Modern productivity requires workflow architecture, not endless task accumulation. The strongest systems reduce overload by separating work into clearer work blocks that protect attention, energy, and focus quality over time.

Your workload may not actually be the biggest problem. The real issue may be that too much work is living in the same visible space at the same time.

If this kind of workflow thinking resonates with you, the books on my Amazon Author page go deeper into AI-assisted writing systems, workflow design, and practical ways to reduce overload without sacrificing quality or output.

Frequently Asked Questions About Why To-Do Lists Don’t Work

Why do to-do lists feel overwhelming?

To-do lists become overwhelming when they mix unrelated tasks into one visible space. The brain repeatedly scans unfinished work, which increases decision fatigue and mental pressure throughout the day.

What is better than a traditional to-do list?
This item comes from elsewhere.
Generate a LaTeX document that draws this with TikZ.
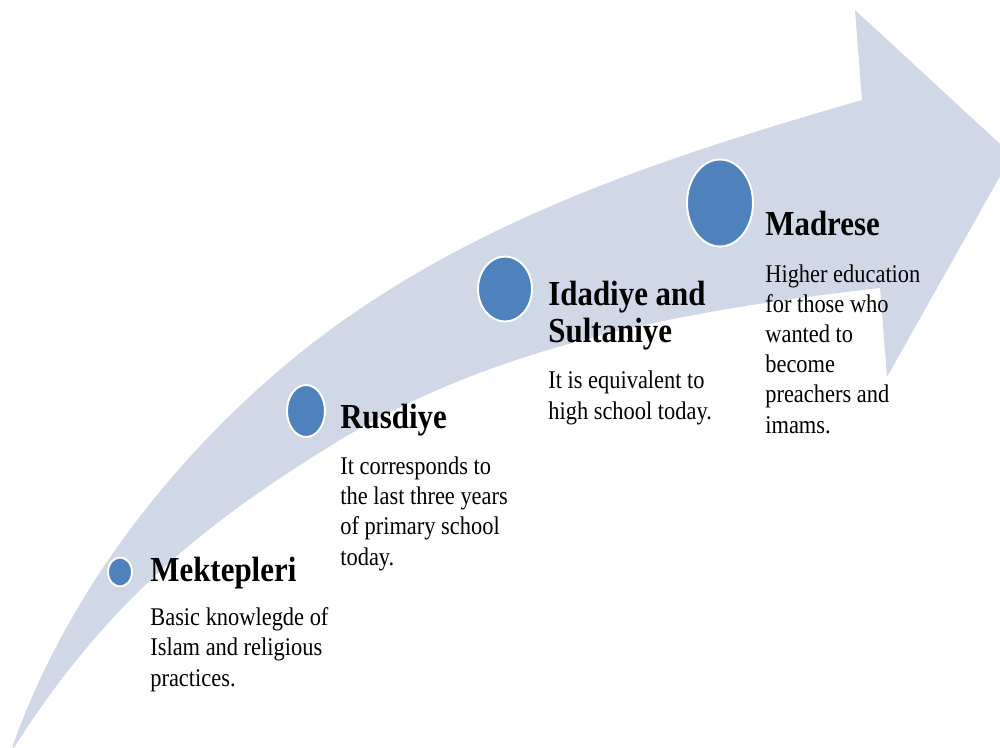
\documentclass[tikz,border=0pt]{standalone}
\usepackage{fontspec}
\setmainfont{Liberation Serif}[FakeStretch=0.88]
\usepackage{tikz}
\usetikzlibrary{shapes.geometric, positioning}
\definecolor{arrowfill}{RGB}{208,216,232}
\definecolor{dotblue}{RGB}{79,129,189}
\tikzset{>=latex}
\tikzset{stagedot/.style={ellipse, draw=white, line width=1.1pt, fill=dotblue, inner sep=0pt}}
% anchored at the baseline of the last line
\tikzset{stagetitle/.style={anchor=base west, align=left, inner sep=0pt,
    font=\fontsize{20}{21}\selectfont\bfseries}}
\tikzset{stagetext/.style={anchor=base west, align=left, inner sep=0pt,
    font=\fontsize{14.5}{17.1}\selectfont}}

\begin{document}
\begin{tikzpicture}[x=0.2mm, y=-0.2mm]
  \useasboundingbox (0,0) rectangle (1000,747);
  \clip (0,0) rectangle (1000,747);
  % the big curved arrow
  \fill[arrowfill] (12,750) -- (13,745)
    .. controls (65,599) and (165,467) .. (283,367)
    .. controls (450,226) and (658,159) .. (862,100)
    -- (855,10) -- (1012,155) -- (887,377) -- (880,288)
    .. controls (694,309) and (500,343) .. (340,440)
    .. controls (214,517) and (112,595) .. (17,743)
    -- cycle;
  % stage 1
  \node[stagedot, minimum width=4.8mm, minimum height=5.8mm] (mekdot) at (120,572) {};
  \node[stagetitle] (mektitle) at (150,581) {Mektepleri};
  \node[stagetext] (mektext) at (150,686) {Basic knowlegde of\\Islam and religious\\practices.};
  % stage 2
  \node[stagedot, minimum width=7.6mm, minimum height=10.4mm] (rusdot) at (306,411) {};
  \node[stagetitle] (rustitle) at (340,428) {Rusdiye};
  \node[stagetext] (rustext) at (340,565) {It corresponds to\\the last three years\\of primary school\\today.};
  % stage 3
  \node[stagedot, minimum width=10.8mm, minimum height=13mm] (idadot) at (505,289) {};
  \node[stagetitle] (idatitle) at (548,342) {Idadiye and\\Sultaniye};
  \node[stagetext] (idatext) at (548,419) {It is equivalent to\\high school today.};
  % stage 4
  \node[stagedot, minimum width=13.2mm, minimum height=17.4mm] (maddot) at (720,203) {};
  \node[stagetitle] (madtitle) at (765,235) {Madrese};
  \node[stagetext] (madtext) at (765,433) {Higher education\\for those who\\wanted to\\become\\preachers and\\imams.};
\end{tikzpicture}
\end{document}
A workflow-based system is often more effective than a flat task list. Separating work into categories like deep work, admin, communication, and waiting tasks helps reduce overload and improve focus.

Why do I keep procrastinating even with a to-do list?

Many people procrastinate because their tasks are unclear, mentally demanding, or mixed with too many competing priorities. For example, vague tasks like “handle feedback” or “work on an article” require additional thinking before work even begins. The issue is often workflow friction, not laziness.

How can I organize tasks without feeling overwhelmed?

Reduce the number of tasks visible at one time. Process tasks before execution, define clear next actions, and separate work by type instead of storing everything in one giant list.

Can AI help with task management and productivity?

Yes, but AI works best as a processing tool rather than a storage tool. AI can summarize information, extract action items, and organize messy inputs before they enter your active workflow.